Certains font le choix du all-inclusive par facilité, toute l’année on s’en fiche de ce qu’ils ensilent, les gamins, le triumvirat féculents matin-midi-soir pour une semaine de plus qu’importe, comme promis on serrera la ceinture dès la rentrée, s’en sera terminé des Fantas au déjeuner (ah, ce n’est pas du jus d’orange?!) et des barres de chocolat après les croissants au beurre et le cacao double dose.

C’est que le all-inclusive, il faut en profiter.

Coûte que coûte.

Les premiers essaient toutes les piscines, le beach volley et la séance de sport collective.

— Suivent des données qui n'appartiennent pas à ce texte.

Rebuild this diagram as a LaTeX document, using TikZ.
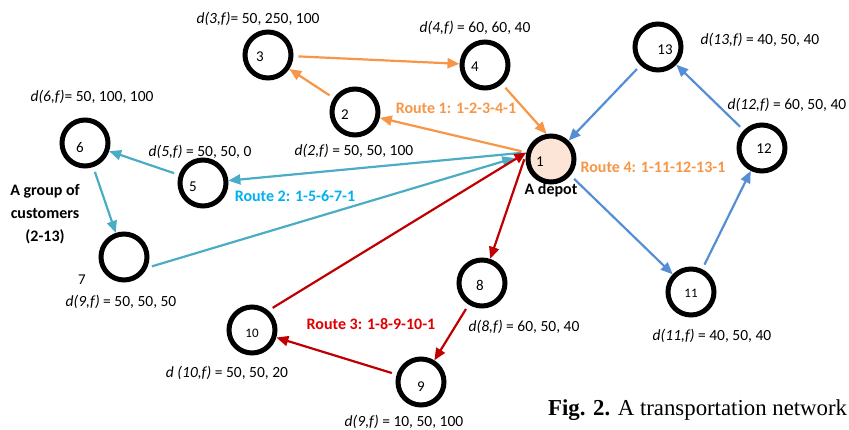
\documentclass[tikz,border=0pt]{standalone}
\usepackage{fontspec}
\setmainfont{Carlito}
\newfontfamily\capfont{Liberation Serif}
\usetikzlibrary{arrows.meta}
\definecolor{routeorange}{HTML}{F79646}
\definecolor{routeteal}{HTML}{4BACC6}
\definecolor{routeblue}{HTML}{558ED5}
\definecolor{routered}{HTML}{C00000}
\definecolor{textcyan}{HTML}{00B0F0}
\definecolor{textred}{HTML}{E00000}
\definecolor{depotfill}{HTML}{FCE4D6}
\begin{document}
\begin{tikzpicture}[x=1pt, y=-1pt,
	cust/.style={circle, draw, line width=5pt, minimum size=46pt, inner sep=0pt},
	num/.style={font=\fontsize{15}{15}\selectfont},
	lab/.style={font=\fontsize{15.5}{18}\selectfont},
	routelab/.style={font=\bfseries\fontsize{16}{18}\selectfont},
	arc/.style={line width=2.2pt, -{Triangle[length=12pt,width=10pt]}, shorten <=5pt}]
			\useasboundingbox (0, 0) rectangle (849, 429);
			
			\node[cust, fill=depotfill, label={[num, xshift=-11pt, yshift=-3pt]center:1}] (n1) at (551, 159) {};
			\node[cust, label={[num, xshift=-10pt, yshift=-3pt]center:2}] (n2) at (355, 112) {};
			\node[cust, label={[num, xshift=-8pt, yshift=-2pt]center:3}] (n3) at (268, 55) {};
			\node[cust, label={[num, xshift=-10pt, yshift=-2pt]center:4}] (n4) at (485, 65) {};
			\node[cust, label={[num, xshift=-10pt, yshift=-4pt]center:5}] (n5) at (203, 183) {};
			\node[cust, label={[num, xshift=-5pt, yshift=-4pt]center:6}] (n6) at (85, 143) {};
			\node[cust] (n7) at (124, 257) {};
			\node[cust, label={[num, xshift=-2pt, yshift=-2pt]center:8}] (n8) at (482, 283) {};
			\node[cust, label={[num, yshift=-5pt]center:9}] (n9) at (421, 382) {};
			\node[cust, label={[num, font=\fontsize{13}{13}\selectfont, yshift=-3pt]center:10}] (n10) at (252, 330) {};
			\node[cust, label={[num, font=\fontsize{13}{13}\selectfont, yshift=-1pt]center:11}] (n11) at (691, 292) {};
			\node[cust, label={[num, xshift=2pt, yshift=-1pt]center:12}] (n12) at (762, 148) {};
			\node[cust, label={[num, xshift=7pt, yshift=-3pt]center:13}] (n13) at (658, 47) {};
			
			\draw[arc, routeorange] (n1.165) -- (n2);
			\draw[arc, routeorange] (n2) -- (n3);
			\draw[arc, routeorange] (n3) -- (n4);
			\draw[arc, routeorange] (n4) -- (n1.100);
			
			\draw[arc, routeteal] (n1.165) -- (n5);
			\draw[arc, routeteal] (n5) -- (n6);
			\draw[arc, routeteal] (n6) -- (n7);
			\draw[arc, routeteal, shorten >=12pt] (n7.-25) -- (n1.170);
			
			\draw[arc, routered] (n1.170) -- (n8);
			\draw[arc, routered] (n8) -- (n9);
			\draw[arc, routered] (n9) -- (n10);
			\draw[arc, routered] (n10.50) -- (n1.165);
			
			\draw[arc, routeblue] (n1.-40) -- (n11);
			\draw[arc, routeblue] (n11) -- (n12);
			\draw[arc, routeblue] (n12) -- (n13);
			\draw[arc, routeblue] (n13) -- (n1);
			
			\node[lab] (d3) at (258, 19) {\textit{d(3,f)}= 50, 250, 100};
			\node[lab] (d4) at (475, 28) {\textit{d(4,f)} = 60, 60, 40};
			\node[lab] (d13) at (760, 40) {\textit{d(13,f)} = 40, 50, 40};
			\node[lab] (d12) at (787, 105) {\textit{d(12,f)} = 60, 50, 40};
			\node[lab] (d6) at (92, 97) {\textit{d(6,f)}= 50, 100, 100};
			\node[lab] (d5) at (200, 152) {\textit{d(5,f)} = 50, 50, 0};
			\node[lab] (d2) at (354, 151) {\textit{d(2,f)} = 50, 50, 100};
			\node[lab] (d7) at (121, 302) {\textit{d(9,f)} = 50, 50, 50};
			\node[lab] (d10) at (227, 373) {\textit{d (10,f)} = 50, 50, 20};
			\node[lab] (d8) at (524, 327) {\textit{d(8,f)} = 60, 50, 40};
			\node[lab] (d9) at (404, 422) {\textit{d(9,f)} = 10, 50, 100};
			\node[lab] (d11) at (712, 336) {\textit{d(11,f)} = 40, 50, 40};
			\node[num] (seven) at (82, 280) {7};
			
			\node[routelab, routeorange] (r1) at (456, 108) {Route 1: 1-2-3-4-1};
			\node[routelab, textcyan] (r2) at (295, 196) {Route 2: 1-5-6-7-1};
			\node[routelab, textred] (r3) at (371, 324) {Route 3: 1-8-9-10-1};
			\node[routelab, routeorange] (r4) at (653, 167) {Route 4: 1-11-12-13-1};
			\node[routelab] (depot) at (551, 190) {A depot};
			\node[routelab, align=center, font=\bfseries\fontsize{16}{23}\selectfont] (group) at (45, 214) {A group of\\customers\\(2-13)};
			
			\node[anchor=base west, inner sep=0pt, font=\capfont\fontsize{22.8}{24}\selectfont] (caption) at (548, 415) {\textbf{Fig. 2.} A transportation network};
			\end{tikzpicture}
\end{document}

Les seconds essaient les pizzas, les pâtes, le riz et les saucisses, juste avant le pop-corn.


Les premiers essaient toutes les piscines, le beach-volley, on fait des longueurs dans la piscine, on rejoint la séance de sport collective de l’après-midi, on monte les escaliers à la force des mollets et on interdit l’ascenseur, on va acheter un ballon pour garder la forme, on est à la salle de sport dès potron-minet.

Les seconds doivent essayer tous les plats, mais surtout pas les spécialités locales, ce sera plutôt les frites après les pizzas et avant les pâtes (le summum de l’efficacité : les deux tranches de pizza qui recouvrent son assiette qui déborde), après l’entrée on prend quand même les popcorns, on fait des milliers de kilomètres en business class pour se retrouver devant la même assiette low cost que chez soi.

Et puis dès lors la question qui se pose : pourquoi l’alcool n’est-il pas servi avant 11:00 heures, tandis que les enfants peuvent librement boire 5dl de Coca dès 8:00? Les effets du sucre seraient-il moins nocifs que ceux de l’alcool ?

Oui, du all-inclusive, il faut profiter.

Coûte que coûte.

Il parait que la luxure est aussi un péché capital. Que l’on soit de Frankfort, Paris, Londres ou Moscou.